#### Task goal:
Write out the opening lines of the data word for word, up to and including the line with "width=289pt,minimum height=207pt] (n216)", and leave every picture and every later line out.

#### Material provided:

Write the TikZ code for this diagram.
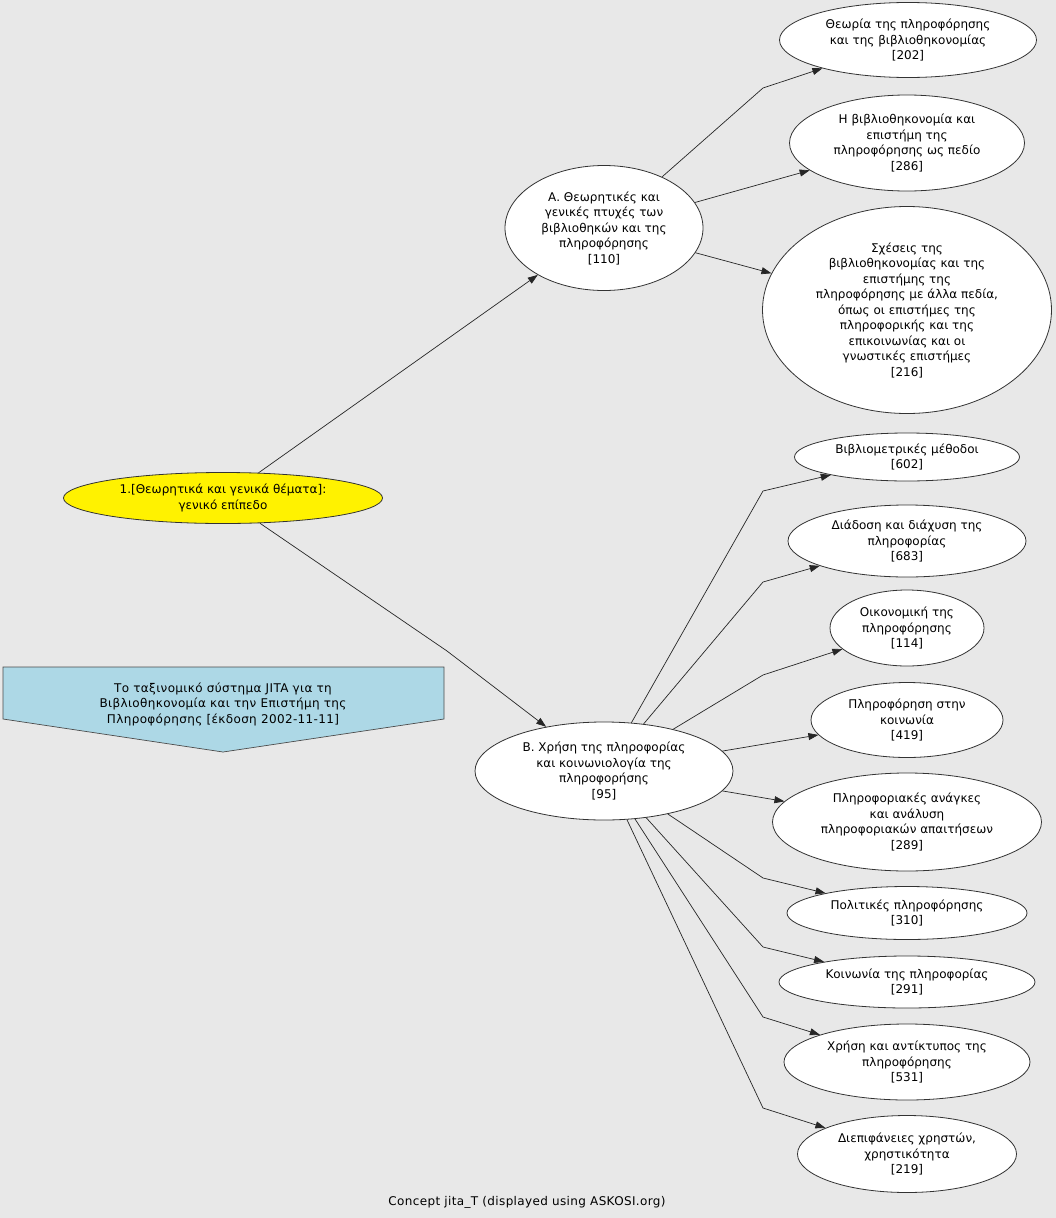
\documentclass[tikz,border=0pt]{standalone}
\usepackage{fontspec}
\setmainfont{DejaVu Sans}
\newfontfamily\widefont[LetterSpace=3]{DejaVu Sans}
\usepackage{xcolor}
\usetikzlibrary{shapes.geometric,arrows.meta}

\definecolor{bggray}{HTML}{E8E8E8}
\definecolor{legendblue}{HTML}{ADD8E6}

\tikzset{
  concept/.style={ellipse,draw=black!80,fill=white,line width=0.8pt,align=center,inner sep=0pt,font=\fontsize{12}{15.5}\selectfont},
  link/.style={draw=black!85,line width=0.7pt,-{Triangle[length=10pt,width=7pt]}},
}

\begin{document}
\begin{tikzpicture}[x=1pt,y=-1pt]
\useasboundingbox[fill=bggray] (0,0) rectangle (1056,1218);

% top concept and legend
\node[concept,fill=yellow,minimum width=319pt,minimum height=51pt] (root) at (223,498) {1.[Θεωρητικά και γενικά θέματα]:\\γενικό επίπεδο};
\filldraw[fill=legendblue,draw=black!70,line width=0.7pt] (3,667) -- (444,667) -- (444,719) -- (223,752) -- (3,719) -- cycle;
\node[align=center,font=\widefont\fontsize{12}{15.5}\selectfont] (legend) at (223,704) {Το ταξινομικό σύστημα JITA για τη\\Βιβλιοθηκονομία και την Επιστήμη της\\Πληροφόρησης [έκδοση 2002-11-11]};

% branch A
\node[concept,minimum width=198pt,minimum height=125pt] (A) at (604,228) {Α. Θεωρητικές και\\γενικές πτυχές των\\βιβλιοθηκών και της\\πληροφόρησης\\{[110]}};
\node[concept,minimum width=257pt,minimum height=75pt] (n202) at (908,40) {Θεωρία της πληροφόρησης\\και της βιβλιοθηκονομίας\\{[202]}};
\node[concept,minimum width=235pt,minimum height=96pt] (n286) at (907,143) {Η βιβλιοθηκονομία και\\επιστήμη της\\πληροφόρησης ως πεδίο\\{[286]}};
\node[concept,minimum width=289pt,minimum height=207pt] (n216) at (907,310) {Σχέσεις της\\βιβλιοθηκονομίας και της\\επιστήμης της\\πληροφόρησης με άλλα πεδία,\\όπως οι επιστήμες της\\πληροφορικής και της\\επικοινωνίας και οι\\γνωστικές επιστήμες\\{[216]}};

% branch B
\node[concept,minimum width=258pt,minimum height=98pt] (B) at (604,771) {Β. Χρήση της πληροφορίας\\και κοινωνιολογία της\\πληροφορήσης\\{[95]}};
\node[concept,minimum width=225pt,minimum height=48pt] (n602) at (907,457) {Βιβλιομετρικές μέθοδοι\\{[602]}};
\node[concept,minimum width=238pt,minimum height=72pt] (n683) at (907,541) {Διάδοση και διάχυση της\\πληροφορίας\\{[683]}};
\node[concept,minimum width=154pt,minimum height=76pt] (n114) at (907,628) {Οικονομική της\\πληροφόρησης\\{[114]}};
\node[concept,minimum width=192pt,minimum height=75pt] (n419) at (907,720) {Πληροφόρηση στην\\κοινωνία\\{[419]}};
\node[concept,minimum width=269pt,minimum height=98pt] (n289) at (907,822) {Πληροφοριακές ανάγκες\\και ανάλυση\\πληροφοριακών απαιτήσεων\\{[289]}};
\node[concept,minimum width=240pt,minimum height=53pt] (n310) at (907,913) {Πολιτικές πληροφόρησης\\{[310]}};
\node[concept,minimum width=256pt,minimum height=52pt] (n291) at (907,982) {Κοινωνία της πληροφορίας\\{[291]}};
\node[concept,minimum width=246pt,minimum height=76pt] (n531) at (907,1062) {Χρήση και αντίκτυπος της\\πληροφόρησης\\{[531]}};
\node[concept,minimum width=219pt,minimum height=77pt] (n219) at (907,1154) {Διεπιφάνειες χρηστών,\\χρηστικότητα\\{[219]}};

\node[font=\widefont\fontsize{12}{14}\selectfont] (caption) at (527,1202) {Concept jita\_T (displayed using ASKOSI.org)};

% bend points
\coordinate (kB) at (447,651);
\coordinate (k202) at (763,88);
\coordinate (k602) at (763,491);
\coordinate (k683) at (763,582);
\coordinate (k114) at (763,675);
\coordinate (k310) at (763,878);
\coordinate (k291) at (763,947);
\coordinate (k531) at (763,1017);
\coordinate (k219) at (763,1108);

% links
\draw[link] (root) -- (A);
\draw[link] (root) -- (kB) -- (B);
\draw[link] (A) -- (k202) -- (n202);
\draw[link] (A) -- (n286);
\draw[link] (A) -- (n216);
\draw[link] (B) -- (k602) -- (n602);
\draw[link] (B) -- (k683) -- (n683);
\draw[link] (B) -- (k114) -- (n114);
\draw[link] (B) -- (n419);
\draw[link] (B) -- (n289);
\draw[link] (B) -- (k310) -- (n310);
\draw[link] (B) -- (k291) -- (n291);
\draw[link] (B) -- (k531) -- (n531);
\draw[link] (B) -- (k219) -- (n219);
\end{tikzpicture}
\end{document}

#### Solution to this task:
Write the TikZ code for this diagram.
\documentclass[tikz,border=0pt]{standalone}
\usepackage{fontspec}
\setmainfont{DejaVu Sans}
\newfontfamily\widefont[LetterSpace=3]{DejaVu Sans}
\usepackage{xcolor}
\usetikzlibrary{shapes.geometric,arrows.meta}

\definecolor{bggray}{HTML}{E8E8E8}
\definecolor{legendblue}{HTML}{ADD8E6}

\tikzset{
  concept/.style={ellipse,draw=black!80,fill=white,line width=0.8pt,align=center,inner sep=0pt,font=\fontsize{12}{15.5}\selectfont},
  link/.style={draw=black!85,line width=0.7pt,-{Triangle[length=10pt,width=7pt]}},
}

\begin{document}
\begin{tikzpicture}[x=1pt,y=-1pt]
\useasboundingbox[fill=bggray] (0,0) rectangle (1056,1218);

% top concept and legend
\node[concept,fill=yellow,minimum width=319pt,minimum height=51pt] (root) at (223,498) {1.[Θεωρητικά και γενικά θέματα]:\\γενικό επίπεδο};
\filldraw[fill=legendblue,draw=black!70,line width=0.7pt] (3,667) -- (444,667) -- (444,719) -- (223,752) -- (3,719) -- cycle;
\node[align=center,font=\widefont\fontsize{12}{15.5}\selectfont] (legend) at (223,704) {Το ταξινομικό σύστημα JITA για τη\\Βιβλιοθηκονομία και την Επιστήμη της\\Πληροφόρησης [έκδοση 2002-11-11]};

% branch A
\node[concept,minimum width=198pt,minimum height=125pt] (A) at (604,228) {Α. Θεωρητικές και\\γενικές πτυχές των\\βιβλιοθηκών και της\\πληροφόρησης\\{[110]}};
\node[concept,minimum width=257pt,minimum height=75pt] (n202) at (908,40) {Θεωρία της πληροφόρησης\\και της βιβλιοθηκονομίας\\{[202]}};
\node[concept,minimum width=235pt,minimum height=96pt] (n286) at (907,143) {Η βιβλιοθηκονομία και\\επιστήμη της\\πληροφόρησης ως πεδίο\\{[286]}};
\node[concept,minimum width=289pt,minimum height=207pt] (n216) at (907,310) {Σχέσεις της\\βιβλιοθηκονομίας και της\\επιστήμης της\\πληροφόρησης με άλλα πεδία,\\όπως οι επιστήμες της\\πληροφορικής και της\\επικοινωνίας και οι\\γνωστικές επιστήμες\\{[216]}};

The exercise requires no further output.